When he's not turning somersaults, doing backward flips, and standing on his head — all while playing, of course — Guitar Shorty is prone to cutting loose with savagely slashing licks on his instrument. Live, he's simply amazing — and after some lean years, his latter-day albums for Black Top, Evidence, and Alligator have proven that all that energy translates vividly onto tape.
Born David Kearney on September 8, 1939, in Houston, TX, he started playing guitar at an early age. His early influences included fellow blues guitar slingers B.B. King, Guitar Slim, T-Bone Walker, and Earl Hooker. By the time he was 17, Kearney was already gigging steadily in Tampa, FL. One night, he was perched on the bandstand when he learned that the mysterious "Guitar Shorty" advertised on the club's marquee was none other than him! His penchant for stage gymnastics was inspired by the flamboyant Guitar Slim, whose wild antics are legendary. In 1957, Shorty cut his debut single, "You Don't Treat Me Right," for Chicago's Cobra Records under Willie Dixon's astute direction. Three superb 45s in 1959 for tiny Pull Records in Los Angeles (notably "Hard Life") rounded out Shorty's discography for quite a while. During the '60s, he married Jimi Hendrix's stepsister and lived in Seattle, where the rock guitar god caught Shorty's act (and presumably learned a thing or two about inciting a throng) whenever he came off the road. Shorty's career had its share of ups and downs — once he was reduced to competing on Chuck Barris' zany Gong Show, where he copped first prize for delivering "They Call Me Guitar Shorty" while balanced on his noggin.
Los Angeles had long since reclaimed Shorty by the time things started to blossom anew with the 1991 album My Way or the Highway for the British JSP logo (with guitarist Otis Grand in support).
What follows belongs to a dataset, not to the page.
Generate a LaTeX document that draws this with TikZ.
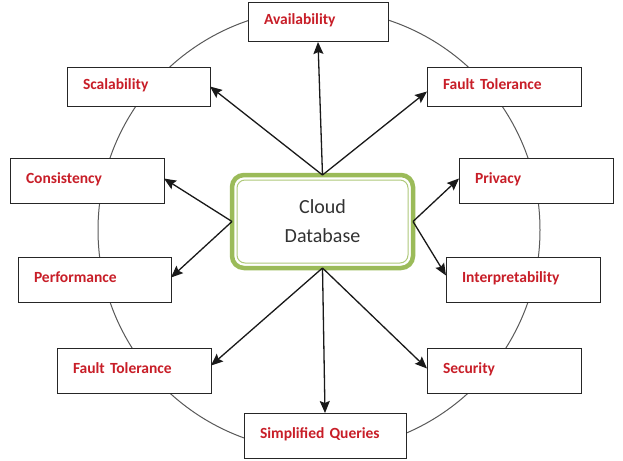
\documentclass[tikz,border=0pt]{standalone}
\usepackage{fontspec}
\setmainfont{Carlito}
\usetikzlibrary{arrows.meta,calc}
\definecolor{cgreen}{RGB}{155,187,89}
\definecolor{ired}{RGB}{200,30,40}
\definecolor{cgray}{RGB}{50,50,50}
\tikzset{
  itembox/.style={draw=black!85, line width=1pt, fill=white, anchor=north west,
    inner xsep=16pt, inner ysep=0pt, outer sep=0pt, align=left,
    text height=11pt, text depth=6pt, text=ired,
    font=\fontsize{15.5}{17}\selectfont\bfseries},
  conn/.style={draw=black!90, line width=1.3pt, -{Stealth[length=12pt,width=10pt,inset=2pt]}},
  ring/.style={draw=black!65, line width=1pt},
}
\newcommand{\itemnode}[7]{%
  \node[itembox, text width=#4pt-32pt, minimum width=#4pt, minimum height=#5pt] (#1) at (#2,#3) {#6};}
\begin{document}
\begin{tikzpicture}[x=1pt,y=-1pt]
\useasboundingbox[fill=white] (0,0) rectangle (623,460);
\draw[ring] (319,230) circle[radius=221pt];
\itemnode{avail}{248}{3}{140}{39}{Availability}{}
\itemnode{scal}{67}{67}{143}{39}{Scalability}{}
\itemnode{ftr}{427}{67}{154}{39}{Fault Tolerance}{}
\itemnode{cons}{10}{158}{154}{45}{Consistency}{}
\itemnode{perf}{18}{257}{153}{45}{Performance}{}
\itemnode{priv}{459}{158}{154}{45}{Privacy}{}
\itemnode{interp}{446}{257}{154}{45}{Interpretability}{}
\itemnode{ftl}{57}{348}{154}{45}{Fault Tolerance}{}
\itemnode{simp}{244}{413}{162}{45}{Simplified Queries}{}
\itemnode{sec}{427}{348}{154}{45}{Security}{}
\node[draw=cgreen, line width=4.5pt, rounded corners=12pt, minimum width=181pt, minimum height=93pt,
  fill=white, align=center, text=cgray, font=\fontsize{20}{29}\selectfont, outer sep=0pt]
  (cloud) at (322.5,221.5) {Cloud\\Database};
\draw[cgreen!80, line width=1pt, rounded corners=8pt]
  ($(cloud.north west)+(5,5)$) rectangle ($(cloud.south east)+(-5,-5)$);
\draw[conn] (cloud.north) -- (avail.south);
\draw[conn] (cloud.north) -- (scal.east);
\draw[conn] (cloud.north) -- ([yshift=-5pt]ftr.west);
\draw[conn] (cloud.west) -- ([yshift=2pt]cons.east);
\draw[conn] (cloud.west) -- ([yshift=2pt]perf.east);
\draw[conn] (cloud.east) -- ([yshift=2pt]priv.west);
\draw[conn] (cloud.east) -- ([yshift=4pt]interp.west);
\draw[conn] (cloud.south) -- ([yshift=5pt]ftl.east);
\draw[conn] (cloud.south) -- (simp.north);
\draw[conn] (cloud.south) -- ([yshift=2pt]sec.west);
\end{tikzpicture}
\end{document}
From there, Black Top signed Shorty; 1993's dazzling Topsy Turvy, 1995's Get Wise to Yourself, and 1998's Roll Over, Baby were the head-over-heels results. In 2001, the appropriately titled I Go Wild was released on the Evidence label, proving that Guitar Shorty had no intentions of slowing down, as he clearly remained a master showman and lively blues guitarist. Watch Your Back appeared in spring 2004. A single-disc overview of his career, The Best of Guitar Shorty, appeared from Shout! Factory in 2006, as well as a new studio album, We the People, from Alligator Records. A second Alligator release, Bare Knuckle, appeared early in 2010.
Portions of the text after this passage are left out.